Internal tide interactions in the Bay of Biscay: Observations and modelling

Abstract

The paper addresses three-dimensional dynamics and interactions between internal waves in the Bay of Biscay, observed during an oceanographic survey conducted in summer 2006. These interactions are modelled and compared with observations. The effect of the internal tide (IT) beam structure in the deep ocean, on the interfacial IT along the seasonal thermocline, is analysed.To determine the regions of strong three-dimensional interactions and explain the observed IT structures, numerical simulations are used. Model results and observations show evidence of IT following analytical ray paths, but also interactions between beams. IT currents higher than 0.20m.s−1, are measured at 3000m near the bottom of the French continental slope, and are clearly modelled. In addition, in the mid-bay of Biscay, both the model and the data highlight a strong internal tidal current from 0 to a depth of 1500m, generated by three-dimensional interactions.Large interfacial ITs, associated with short wavelengths, are shown to be generated by deep ocean ITs when the latter reach the surface and impinge on the seasonal thermocline.

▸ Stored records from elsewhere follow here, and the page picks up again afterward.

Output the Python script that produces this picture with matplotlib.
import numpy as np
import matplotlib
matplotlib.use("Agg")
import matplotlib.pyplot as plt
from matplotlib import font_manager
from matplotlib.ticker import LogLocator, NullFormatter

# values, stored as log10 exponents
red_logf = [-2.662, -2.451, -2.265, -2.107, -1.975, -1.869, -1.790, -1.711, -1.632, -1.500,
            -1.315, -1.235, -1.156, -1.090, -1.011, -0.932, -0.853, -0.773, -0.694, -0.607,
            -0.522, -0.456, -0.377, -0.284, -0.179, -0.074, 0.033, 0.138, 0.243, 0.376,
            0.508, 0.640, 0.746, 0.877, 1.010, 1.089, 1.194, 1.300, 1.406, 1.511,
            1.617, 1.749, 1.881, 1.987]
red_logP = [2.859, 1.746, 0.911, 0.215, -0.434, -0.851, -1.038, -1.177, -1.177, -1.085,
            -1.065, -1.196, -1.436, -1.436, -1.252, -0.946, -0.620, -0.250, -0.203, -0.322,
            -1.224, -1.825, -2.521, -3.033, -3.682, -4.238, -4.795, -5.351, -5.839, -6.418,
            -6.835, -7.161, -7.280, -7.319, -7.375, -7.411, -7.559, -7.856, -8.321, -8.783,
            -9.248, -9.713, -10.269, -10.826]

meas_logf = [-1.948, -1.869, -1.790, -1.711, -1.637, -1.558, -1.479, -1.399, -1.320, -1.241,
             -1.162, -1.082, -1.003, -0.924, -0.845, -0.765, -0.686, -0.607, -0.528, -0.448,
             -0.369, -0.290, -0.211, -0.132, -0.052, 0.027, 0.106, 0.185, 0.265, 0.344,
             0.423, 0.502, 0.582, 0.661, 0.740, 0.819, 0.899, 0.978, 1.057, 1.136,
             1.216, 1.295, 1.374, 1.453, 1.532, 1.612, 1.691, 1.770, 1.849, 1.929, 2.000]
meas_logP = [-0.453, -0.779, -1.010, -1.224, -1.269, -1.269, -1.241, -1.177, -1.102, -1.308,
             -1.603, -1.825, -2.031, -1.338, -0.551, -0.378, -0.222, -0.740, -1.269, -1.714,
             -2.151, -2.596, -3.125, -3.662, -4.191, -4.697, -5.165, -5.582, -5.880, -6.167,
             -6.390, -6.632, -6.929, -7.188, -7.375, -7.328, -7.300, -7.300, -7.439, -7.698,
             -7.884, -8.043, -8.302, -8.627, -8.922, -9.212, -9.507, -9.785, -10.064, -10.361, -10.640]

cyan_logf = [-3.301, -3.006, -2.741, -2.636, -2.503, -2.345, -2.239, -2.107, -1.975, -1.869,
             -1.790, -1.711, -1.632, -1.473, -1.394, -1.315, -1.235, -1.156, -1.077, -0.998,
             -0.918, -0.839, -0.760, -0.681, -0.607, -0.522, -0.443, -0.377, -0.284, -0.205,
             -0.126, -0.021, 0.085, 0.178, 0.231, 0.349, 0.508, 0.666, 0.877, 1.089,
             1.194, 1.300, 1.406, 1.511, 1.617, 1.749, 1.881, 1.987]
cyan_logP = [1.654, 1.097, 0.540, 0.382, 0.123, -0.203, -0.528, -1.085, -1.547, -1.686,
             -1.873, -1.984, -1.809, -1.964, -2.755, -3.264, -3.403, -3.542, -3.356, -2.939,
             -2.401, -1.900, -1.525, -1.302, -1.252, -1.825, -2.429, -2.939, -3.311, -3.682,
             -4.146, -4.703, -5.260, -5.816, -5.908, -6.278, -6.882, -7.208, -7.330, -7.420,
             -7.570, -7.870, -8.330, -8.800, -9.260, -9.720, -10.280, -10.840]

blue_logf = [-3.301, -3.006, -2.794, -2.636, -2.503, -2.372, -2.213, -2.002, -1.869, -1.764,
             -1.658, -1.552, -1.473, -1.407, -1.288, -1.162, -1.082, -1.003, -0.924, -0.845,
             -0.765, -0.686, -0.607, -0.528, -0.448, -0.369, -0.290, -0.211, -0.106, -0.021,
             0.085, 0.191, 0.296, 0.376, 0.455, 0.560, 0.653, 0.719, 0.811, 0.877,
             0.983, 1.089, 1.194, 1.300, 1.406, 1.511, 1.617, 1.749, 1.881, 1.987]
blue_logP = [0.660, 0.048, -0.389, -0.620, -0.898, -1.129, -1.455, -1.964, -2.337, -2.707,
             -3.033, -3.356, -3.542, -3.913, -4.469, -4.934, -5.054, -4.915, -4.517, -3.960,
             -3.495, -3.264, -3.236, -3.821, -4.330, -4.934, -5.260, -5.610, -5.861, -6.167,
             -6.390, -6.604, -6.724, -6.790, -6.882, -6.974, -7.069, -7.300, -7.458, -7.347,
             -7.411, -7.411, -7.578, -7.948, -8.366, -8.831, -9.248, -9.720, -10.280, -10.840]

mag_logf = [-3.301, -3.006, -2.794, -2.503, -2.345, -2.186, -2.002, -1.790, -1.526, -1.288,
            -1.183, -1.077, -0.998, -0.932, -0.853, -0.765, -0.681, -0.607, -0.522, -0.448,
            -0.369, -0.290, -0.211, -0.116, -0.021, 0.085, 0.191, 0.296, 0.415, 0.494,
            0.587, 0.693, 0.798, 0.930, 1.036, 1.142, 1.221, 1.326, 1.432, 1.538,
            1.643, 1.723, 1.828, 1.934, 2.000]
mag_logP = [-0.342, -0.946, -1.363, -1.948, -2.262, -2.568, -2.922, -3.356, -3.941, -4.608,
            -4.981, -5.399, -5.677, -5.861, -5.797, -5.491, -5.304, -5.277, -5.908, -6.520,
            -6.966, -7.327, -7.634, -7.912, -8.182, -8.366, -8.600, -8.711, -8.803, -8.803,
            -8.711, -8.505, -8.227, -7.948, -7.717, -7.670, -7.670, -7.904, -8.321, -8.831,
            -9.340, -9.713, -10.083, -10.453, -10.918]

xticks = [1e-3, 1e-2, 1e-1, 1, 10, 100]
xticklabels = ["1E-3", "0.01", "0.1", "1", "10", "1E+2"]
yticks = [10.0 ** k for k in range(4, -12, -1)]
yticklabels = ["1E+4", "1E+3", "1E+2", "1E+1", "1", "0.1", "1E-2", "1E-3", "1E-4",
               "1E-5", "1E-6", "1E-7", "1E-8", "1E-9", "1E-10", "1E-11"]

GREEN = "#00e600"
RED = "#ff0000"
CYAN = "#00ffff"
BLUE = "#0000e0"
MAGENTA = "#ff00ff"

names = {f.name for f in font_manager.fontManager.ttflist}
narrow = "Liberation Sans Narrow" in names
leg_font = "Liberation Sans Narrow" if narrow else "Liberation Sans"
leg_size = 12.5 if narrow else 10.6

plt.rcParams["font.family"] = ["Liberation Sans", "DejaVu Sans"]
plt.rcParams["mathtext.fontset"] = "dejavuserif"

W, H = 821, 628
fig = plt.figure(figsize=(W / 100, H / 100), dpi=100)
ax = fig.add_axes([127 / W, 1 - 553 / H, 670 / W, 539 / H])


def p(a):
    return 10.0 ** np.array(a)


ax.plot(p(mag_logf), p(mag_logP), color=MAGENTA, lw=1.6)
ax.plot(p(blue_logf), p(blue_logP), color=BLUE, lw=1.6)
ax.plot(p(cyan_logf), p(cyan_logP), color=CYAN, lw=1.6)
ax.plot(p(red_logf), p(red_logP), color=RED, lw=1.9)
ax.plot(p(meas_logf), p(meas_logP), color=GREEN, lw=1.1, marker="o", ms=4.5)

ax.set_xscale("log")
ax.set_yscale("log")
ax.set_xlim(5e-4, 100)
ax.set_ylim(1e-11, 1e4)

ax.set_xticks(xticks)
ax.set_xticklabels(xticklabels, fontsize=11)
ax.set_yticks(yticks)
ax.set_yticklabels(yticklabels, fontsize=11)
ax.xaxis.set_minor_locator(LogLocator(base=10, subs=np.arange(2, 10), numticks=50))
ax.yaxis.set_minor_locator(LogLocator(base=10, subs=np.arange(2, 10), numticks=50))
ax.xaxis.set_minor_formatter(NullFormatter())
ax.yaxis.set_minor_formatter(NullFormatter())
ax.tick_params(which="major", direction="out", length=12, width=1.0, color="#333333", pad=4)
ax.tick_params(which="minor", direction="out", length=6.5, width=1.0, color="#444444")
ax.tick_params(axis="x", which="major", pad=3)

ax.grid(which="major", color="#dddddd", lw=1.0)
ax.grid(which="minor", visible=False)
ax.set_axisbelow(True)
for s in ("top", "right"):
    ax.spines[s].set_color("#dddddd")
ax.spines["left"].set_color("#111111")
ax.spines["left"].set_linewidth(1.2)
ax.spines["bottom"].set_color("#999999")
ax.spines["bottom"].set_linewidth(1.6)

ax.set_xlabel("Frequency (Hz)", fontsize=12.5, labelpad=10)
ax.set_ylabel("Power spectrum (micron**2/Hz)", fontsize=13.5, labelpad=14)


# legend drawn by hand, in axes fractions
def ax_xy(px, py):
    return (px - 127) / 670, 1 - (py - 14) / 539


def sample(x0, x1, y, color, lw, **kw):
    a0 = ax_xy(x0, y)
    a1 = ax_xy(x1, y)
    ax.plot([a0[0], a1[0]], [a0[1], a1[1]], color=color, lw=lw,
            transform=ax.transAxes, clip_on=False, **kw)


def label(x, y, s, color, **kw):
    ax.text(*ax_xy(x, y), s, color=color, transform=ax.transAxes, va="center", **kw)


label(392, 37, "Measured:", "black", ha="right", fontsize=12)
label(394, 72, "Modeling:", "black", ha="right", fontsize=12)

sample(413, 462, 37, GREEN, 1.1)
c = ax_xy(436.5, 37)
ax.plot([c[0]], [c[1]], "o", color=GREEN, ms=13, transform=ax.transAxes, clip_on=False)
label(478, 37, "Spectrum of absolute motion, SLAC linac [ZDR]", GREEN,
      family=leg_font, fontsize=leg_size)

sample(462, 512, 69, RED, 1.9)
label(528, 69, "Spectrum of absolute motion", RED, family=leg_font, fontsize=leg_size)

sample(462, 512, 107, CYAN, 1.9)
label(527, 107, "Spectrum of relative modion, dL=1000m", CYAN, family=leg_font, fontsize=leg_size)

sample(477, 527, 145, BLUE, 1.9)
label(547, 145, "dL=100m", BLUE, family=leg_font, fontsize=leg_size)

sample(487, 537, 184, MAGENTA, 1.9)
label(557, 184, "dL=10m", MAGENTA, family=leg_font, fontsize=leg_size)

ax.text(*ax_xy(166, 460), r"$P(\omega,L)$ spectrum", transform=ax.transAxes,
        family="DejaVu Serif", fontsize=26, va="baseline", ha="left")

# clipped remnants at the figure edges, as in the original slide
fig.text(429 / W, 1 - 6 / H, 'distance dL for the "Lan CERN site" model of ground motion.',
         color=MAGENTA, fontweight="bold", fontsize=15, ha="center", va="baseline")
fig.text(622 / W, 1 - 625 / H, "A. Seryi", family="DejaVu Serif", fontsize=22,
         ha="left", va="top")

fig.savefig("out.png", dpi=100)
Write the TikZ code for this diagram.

It is indeed demonstrated that:•In the model and in the observations, interfacial ITs are intensified where the beam of the deep ocean IT reaches the seasonal thermocline.•The vertical variations of currents, measured in the surface layers, are related to short wavelengths observed in the seasonal thermocline, and also to the velocity modelled along the beam of the deep ocean IT.•These short wavelengths are generated in the middle of the Bay of Biscay where the deep IT impinges on the seasonal thermocline.Drifting thermistor chains were launched to follow the evolution of the seasonal thermocline. Along their trajectories, internal tide events occur at locations where the modelled surface tidal current has maximum values, and during spring baroclinic tides. The model clearly reproduces these events, but with a delay of one or two days compared to the observations. This delay is most likely due to a mixed layer too deep in the model.